Renormalization group and elliptic homogenization in high contrast

TL;DR

This paper establishes a quantitative estimate for the homogenization length scale in high-contrast elliptic equations, using a renormalization group approach and introducing the concept of coarse-grained ellipticity.

Contribution

It introduces a new renormalization group framework and the concept of coarse-grained ellipticity to analyze homogenization in high-contrast elliptic equations.

Findings

Homogenization occurs at a length scale at most exponential in the squared logarithm of the ellipticity ratio.

The approach provides a quantitative estimate of the homogenization length scale.
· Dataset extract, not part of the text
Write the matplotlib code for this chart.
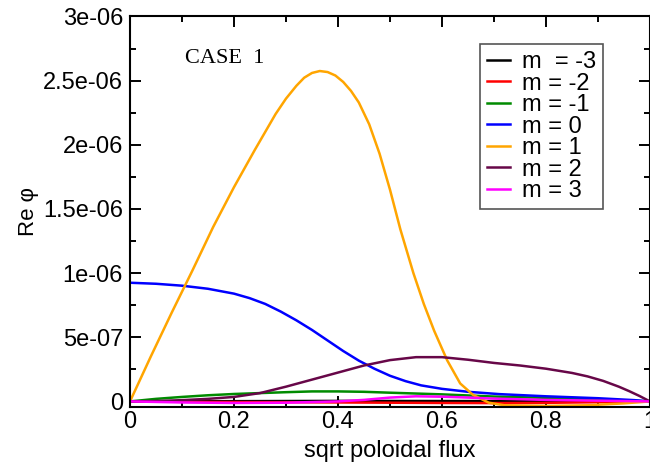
import matplotlib
matplotlib.use('Agg')
import matplotlib.pyplot as plt
from matplotlib.ticker import MultipleLocator, FuncFormatter

# Re phi (units of 1e-6) against sqrt poloidal flux
x_m3 = [0, 0.2, 0.4, 0.6, 0.8, 1.0]
y_m3 = [0, 0.002, 0.004, 0.003, 0.002, 0]

x_m2 = [0, 0.1, 0.2, 0.3, 0.4, 0.5, 0.6, 0.7, 0.8, 0.9, 1.0]
y_m2 = [0, -0.003, -0.005, -0.006, -0.008, -0.01, -0.012, -0.013, -0.011, -0.006, 0]

x_m1 = [0, 0.05, 0.1, 0.15, 0.2, 0.25, 0.3, 0.35, 0.4, 0.45, 0.5, 0.6, 0.7, 0.8, 0.9, 1.0]
y_m1 = [0, 0.02, 0.035, 0.048, 0.058, 0.065, 0.072, 0.078, 0.078, 0.075, 0.068, 0.055,
        0.038, 0.028, 0.016, 0]

x_m0 = [0, 0.05, 0.1, 0.15, 0.2, 0.23, 0.26, 0.29, 0.32, 0.35, 0.38, 0.41, 0.44,
        0.47, 0.5, 0.53, 0.56, 0.6, 0.65, 0.71, 0.8, 0.9, 0.97, 1.0]
y_m0 = [0.925, 0.917, 0.902, 0.878, 0.84, 0.805, 0.76, 0.7, 0.632, 0.557, 0.475, 0.393,
        0.318, 0.255, 0.2, 0.158, 0.125, 0.098, 0.075, 0.057, 0.04, 0.025, 0.01, 0]

x_p1 = [0, 0.04, 0.08, 0.12, 0.16, 0.2, 0.24, 0.28, 0.3, 0.32, 0.335, 0.35, 0.365,
        0.38, 0.395, 0.41, 0.425, 0.44, 0.46, 0.48, 0.5, 0.52, 0.545, 0.565, 0.585,
        0.61, 0.635, 0.66, 0.69, 0.72, 0.8, 0.88, 0.95, 1.0]
y_p1 = [0, 0.35, 0.69, 1.02, 1.36, 1.67, 1.96, 2.24, 2.36, 2.46, 2.523, 2.56, 2.575,
        2.567, 2.54, 2.49, 2.42, 2.33, 2.16, 1.93, 1.65, 1.34, 1.0, 0.76, 0.55,
        0.32, 0.14, 0.05, -0.01, -0.03, -0.035, -0.03, -0.015, 0]

x_p2 = [0, 0.05, 0.1, 0.15, 0.2, 0.25, 0.3, 0.35, 0.4, 0.45, 0.5, 0.55, 0.6, 0.65,
        0.7, 0.75, 0.8, 0.85, 0.88, 0.91, 0.94, 0.96, 0.98, 1.0]
y_p2 = [0, 0.003, 0.01, 0.02, 0.035, 0.065, 0.115, 0.17, 0.225, 0.28, 0.322, 0.345,
        0.345, 0.325, 0.3, 0.28, 0.255, 0.222, 0.195, 0.16, 0.115, 0.08, 0.042, 0]

x_p3 = [0, 0.1, 0.2, 0.3, 0.4, 0.45, 0.5, 0.55, 0.6, 0.65, 0.7, 0.8, 0.9, 1.0]
y_p3 = [0, -0.008, -0.012, -0.01, 0.0, 0.012, 0.03, 0.04, 0.037, 0.03, 0.022, 0.012,
        0.006, 0]

labels = ['m  = -3', 'm = -2', 'm = -1', 'm = 0', 'm = 1', 'm = 2', 'm = 3']
colors = ['black', '#ff0000', '#008b00', '#0000ff', '#ffa500', '#670748', '#ff00ff']

plt.rcParams['font.family'] = ['Liberation Sans', 'DejaVu Sans']

fig = plt.figure(figsize=(6.5, 4.62), dpi=100)
fig.subplots_adjust(left=0.2, right=1.0, bottom=0.12, top=0.9643)
ax = fig.add_subplot(1, 1, 1)

series = [(x_m3, y_m3), (x_m2, y_m2), (x_m1, y_m1), (x_m0, y_m0),
          (x_p1, y_p1), (x_p2, y_p2), (x_p3, y_p3)]
for (xs, ys), lab, c in zip(series, labels, colors):
    ax.plot(xs, [v * 1e-6 for v in ys], color=c, lw=1.8, label=lab,
            solid_joinstyle='round')

ax.set_xlim(0, 1)
ax.set_ylim(-0.04e-6, 3e-6)

ax.xaxis.set_major_locator(MultipleLocator(0.2))
ax.xaxis.set_minor_locator(MultipleLocator(0.1))
ax.yaxis.set_major_locator(MultipleLocator(5e-7))
ax.yaxis.set_minor_locator(MultipleLocator(2.5e-7))
fmt = FuncFormatter(lambda v, pos: '%g' % round(v, 12))
ax.xaxis.set_major_formatter(fmt)
ax.yaxis.set_major_formatter(fmt)

ax.tick_params(which='both', direction='in', top=True, right=True, width=1.4,
               labelsize=17)
ax.tick_params(which='major', length=8)
ax.tick_params(which='minor', length=4.3)
ax.tick_params(axis='x', pad=3)
ax.tick_params(axis='y', pad=5)
for s in ax.spines.values():
    s.set_linewidth(1.5)

ax.set_xlabel('sqrt poloidal flux', fontsize=17, labelpad=5)
ax.set_ylabel('Re \u03c6', fontsize=16)
ax.yaxis.set_label_coords(-0.175, 0.5)

fig.text(185 / 650, 1 - 63 / 462, 'CASE  1', family='Liberation Serif',
         fontsize=16, va='baseline')

leg = ax.legend(loc='upper left', bbox_to_anchor=(480 / 650, 1 - 44 / 462),
                bbox_transform=fig.transFigure, borderaxespad=0, fontsize=17,
                handlelength=0.97, handletextpad=0.5, borderpad=0.3,
                labelspacing=-0.02, fancybox=False, framealpha=1)
leg.get_frame().set_edgecolor('#555555')
leg.get_frame().set_linewidth(1.2)

fig.savefig('out.png', dpi=100)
A new analytic method based on differential inequalities for coarse-grained ellipticity is developed.

Abstract

We prove a quantitative estimate for the homogenization length scale in terms of the ellipticity ratio $\Lambda/\lambda$ of the coefficient field. This upper bound applies to high-contrast elliptic equations exhibiting near-critical behavior. Specifically, we show, assuming a suitable decay of correlations, the length scale at which homogenization occurs is at most $\exp(C \log^2(1+\Lambda/\lambda))$. The proof introduces the new concept of coarse-grained ellipticity, which measures the effective ellipticity ratio of the equation--and thus the strength of the disorder--after integrating out smaller scales. By a direct analytic argument, we derive an approximate differential inequality for this coarse-grained ellipticity as a function of the length scale. This approach may be viewed as a rigorous renormalization group argument and provides a quantitative framework for homogenization that can be iteratively applied across an arbitrary number of length scales.